#### The problem
Extract the whole listing as it stands. Do not include the pictures.

## begin Recorded information

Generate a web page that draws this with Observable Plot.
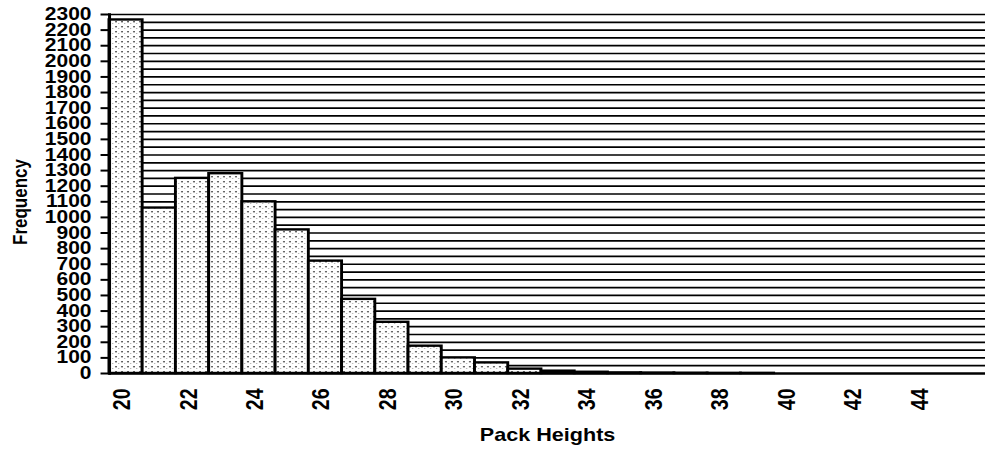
<!DOCTYPE html>
<html>
<head>
<meta charset="utf-8">
<script src="https://cdn.jsdelivr.net/npm/d3@7"></script>
<script src="https://cdn.jsdelivr.net/npm/@observablehq/plot@0.6"></script>
<style>
  html, body { margin: 0; padding: 0; background: #fff; overflow: hidden; }
  svg { display: block; }
</style>
</head>
<body>
<div id="chart"></div>
<script>
// Pack heights (categories) and their frequencies
const heights = [20, 21, 22, 23, 24, 25, 26, 27, 28, 29, 30, 31, 32, 33, 34, 35, 36, 37, 38, 39, 40, 41, 42, 43, 44, 45];
const frequencies = [2265, 1060, 1250, 1280, 1100, 920, 720, 475, 328, 175, 100, 68, 28, 15, 8, 4, 3, 2, 1, 1, 0, 0, 0, 0, 0, 0];

// Tick labels
const xTickLabels = [20, 22, 24, 26, 28, 30, 32, 34, 36, 38, 40, 42, 44];
const yTickLabels = [0, 100, 200, 300, 400, 500, 600, 700, 800, 900, 1000, 1100, 1200, 1300, 1400, 1500, 1600, 1700, 1800, 1900, 2000, 2100, 2200, 2300];
// Horizontal gridlines every 50
const gridLines = [50, 100, 150, 200, 250, 300, 350, 400, 450, 500, 550, 600, 650, 700, 750, 800, 850, 900, 950, 1000, 1050, 1100, 1150, 1200, 1250, 1300, 1350, 1400, 1450, 1500, 1550, 1600, 1650, 1700, 1750, 1800, 1850, 1900, 1950, 2000, 2050, 2100, 2150, 2200, 2250, 2300];

const xTitle = "Pack Heights";
const yTitle = "Frequency";

const data = heights.map((h, i) => ({h, f: frequencies[i]}));

const font = "'Liberation Sans', Arial, Helvetica, sans-serif";

// The reference is horizontally stretched (~1.2x); draw at a narrower
// internal width and stretch the SVG to 985px.
const W = 985, H = 451, SX = 1.2;
const innerW = Math.round(W / SX);

const svg = Plot.plot({
  width: innerW,
  height: H,
  marginLeft: 90.8,
  marginRight: 0,
  marginTop: 14,
  marginBottom: 78,
  style: {fontFamily: font, background: "#fff", color: "#000"},
  x: {type: "band", domain: heights, paddingInner: 0, paddingOuter: 0.18, align: 0, round: false},
  y: {domain: [0, 2300], nice: false},
  marks: [
    Plot.ruleY(gridLines, {stroke: "#000", strokeWidth: 1.7}),
    Plot.barY(data, {x: "h", y: "f", fill: "url(#dots)", stroke: "#000", strokeWidth: 2.4}),
    Plot.ruleY([0], {stroke: "#000", strokeWidth: 2.6}),
    Plot.frame({anchor: "left", stroke: "#000", strokeWidth: 2.5}),
    Plot.axisY({
      ticks: yTickLabels, tickFormat: d => String(d), tickSize: 7, tickPadding: 8,
      fontSize: 17.5, fontWeight: "bold", label: null, strokeWidth: 2
    }),
    Plot.axisX({
      ticks: xTickLabels, tickFormat: d => String(d), tickSize: 0, tickPadding: 15,
      tickRotate: -90, lineAnchor: "middle", textAnchor: "end", dx: -3,
      fontSize: 19.5, fontWeight: "bold", label: null
    }),
    Plot.text([yTitle], {frameAnchor: "left", dx: -74, dy: 8, rotate: -90, text: d => d,
      textAnchor: "middle", lineAnchor: "middle",
      fontSize: 17, fontWeight: "bold", fill: "#000", letterSpacing: "2.2px"}),
    Plot.text([xTitle], {frameAnchor: "bottom", dy: 62, text: d => d,
      textAnchor: "middle", lineAnchor: "middle",
      fontSize: 18, fontWeight: "bold", fill: "#000"})
  ]
});

// stipple pattern used as the bar fill
const defs = d3.select(svg).insert("defs", ":first-child");
const pat = defs.append("pattern")
  .attr("id", "dots").attr("patternUnits", "userSpaceOnUse")
  .attr("width", 5).attr("height", 5);
pat.append("rect").attr("width", 5).attr("height", 5).attr("fill", "#fff");
pat.append("rect").attr("x", 1).attr("y", 1).attr("width", 1.4).attr("height", 1.4).attr("fill", "#444");
pat.append("rect").attr("x", 3.5).attr("y", 3).attr("width", 0.9).attr("height", 0.9).attr("fill", "#999");

// stretch horizontally to the final size
svg.setAttribute("viewBox", `0 0 ${innerW} ${H}`);
svg.setAttribute("width", W);
svg.setAttribute("height", H);
svg.setAttribute("preserveAspectRatio", "none");
svg.style.width = W + "px";
svg.style.height = H + "px";
svg.style.maxWidth = "none";

document.getElementById("chart").appendChild(svg);
</script>
</body>
</html>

## end Recorded information

#### Task answer
Generate a web page that draws this with Observable Plot.
<!DOCTYPE html>
<html>
<head>
<meta charset="utf-8">
<script src="https://cdn.jsdelivr.net/npm/d3@7"></script>
<script src="https://cdn.jsdelivr.net/npm/@observablehq/plot@0.6"></script>
<style>
  html, body { margin: 0; padding: 0; background: #fff; overflow: hidden; }
  svg { display: block; }
</style>
</head>
<body>
<div id="chart"></div>
<script>
// Pack heights (categories) and their frequencies
const heights = [20, 21, 22, 23, 24, 25, 26, 27, 28, 29, 30, 31, 32, 33, 34, 35, 36, 37, 38, 39, 40, 41, 42, 43, 44, 45];
const frequencies = [2265, 1060, 1250, 1280, 1100, 920, 720, 475, 328, 175, 100, 68, 28, 15, 8, 4, 3, 2, 1, 1, 0, 0, 0, 0, 0, 0];

// Tick labels
const xTickLabels = [20, 22, 24, 26, 28, 30, 32, 34, 36, 38, 40, 42, 44];
const yTickLabels = [0, 100, 200, 300, 400, 500, 600, 700, 800, 900, 1000, 1100, 1200, 1300, 1400, 1500, 1600, 1700, 1800, 1900, 2000, 2100, 2200, 2300];
// Horizontal gridlines every 50
const gridLines = [50, 100, 150, 200, 250, 300, 350, 400, 450, 500, 550, 600, 650, 700, 750, 800, 850, 900, 950, 1000, 1050, 1100, 1150, 1200, 1250, 1300, 1350, 1400, 1450, 1500, 1550, 1600, 1650, 1700, 1750, 1800, 1850, 1900, 1950, 2000, 2050, 2100, 2150, 2200, 2250, 2300];

const xTitle = "Pack Heights";
const yTitle = "Frequency";

const data = heights.map((h, i) => ({h, f: frequencies[i]}));

const font = "'Liberation Sans', Arial, Helvetica, sans-serif";

// The reference is horizontally stretched (~1.2x); draw at a narrower
// internal width and stretch the SVG to 985px.
const W = 985, H = 451, SX = 1.2;
const innerW = Math.round(W / SX);

const svg = Plot.plot({
  width: innerW,
  height: H,
  marginLeft: 90.8,
  marginRight: 0,
  marginTop: 14,
  marginBottom: 78,
  style: {fontFamily: font, background: "#fff", color: "#000"},
  x: {type: "band", domain: heights, paddingInner: 0, paddingOuter: 0.18, align: 0, round: false},
  y: {domain: [0, 2300], nice: false},
  marks: [
    Plot.ruleY(gridLines, {stroke: "#000", strokeWidth: 1.7}),
    Plot.barY(data, {x: "h", y: "f", fill: "url(#dots)", stroke: "#000", strokeWidth: 2.4}),
    Plot.ruleY([0], {stroke: "#000", strokeWidth: 2.6}),
    Plot.frame({anchor: "left", stroke: "#000", strokeWidth: 2.5}),
    Plot.axisY({
      ticks: yTickLabels, tickFormat: d => String(d), tickSize: 7, tickPadding: 8,
      fontSize: 17.5, fontWeight: "bold", label: null, strokeWidth: 2
    }),
    Plot.axisX({
      ticks: xTickLabels, tickFormat: d => String(d), tickSize: 0, tickPadding: 15,
      tickRotate: -90, lineAnchor: "middle", textAnchor: "end", dx: -3,
      fontSize: 19.5, fontWeight: "bold", label: null
    }),
    Plot.text([yTitle], {frameAnchor: "left", dx: -74, dy: 8, rotate: -90, text: d => d,
      textAnchor: "middle", lineAnchor: "middle",
      fontSize: 17, fontWeight: "bold", fill: "#000", letterSpacing: "2.2px"}),
    Plot.text([xTitle], {frameAnchor: "bottom", dy: 62, text: d => d,
      textAnchor: "middle", lineAnchor: "middle",
      fontSize: 18, fontWeight: "bold", fill: "#000"})
  ]
});

// stipple pattern used as the bar fill
const defs = d3.select(svg).insert("defs", ":first-child");
const pat = defs.append("pattern")
  .attr("id", "dots").attr("patternUnits", "userSpaceOnUse")
  .attr("width", 5).attr("height", 5);
pat.append("rect").attr("width", 5).attr("height", 5).attr("fill", "#fff");
pat.append("rect").attr("x", 1).attr("y", 1).attr("width", 1.4).attr("height", 1.4).attr("fill", "#444");
pat.append("rect").attr("x", 3.5).attr("y", 3).attr("width", 0.9).attr("height", 0.9).attr("fill", "#999");

// stretch horizontally to the final size
svg.setAttribute("viewBox", `0 0 ${innerW} ${H}`);
svg.setAttribute("width", W);
svg.setAttribute("height", H);
svg.setAttribute("preserveAspectRatio", "none");
svg.style.width = W + "px";
svg.style.height = H + "px";
svg.style.maxWidth = "none";

document.getElementById("chart").appendChild(svg);
</script>
</body>
</html>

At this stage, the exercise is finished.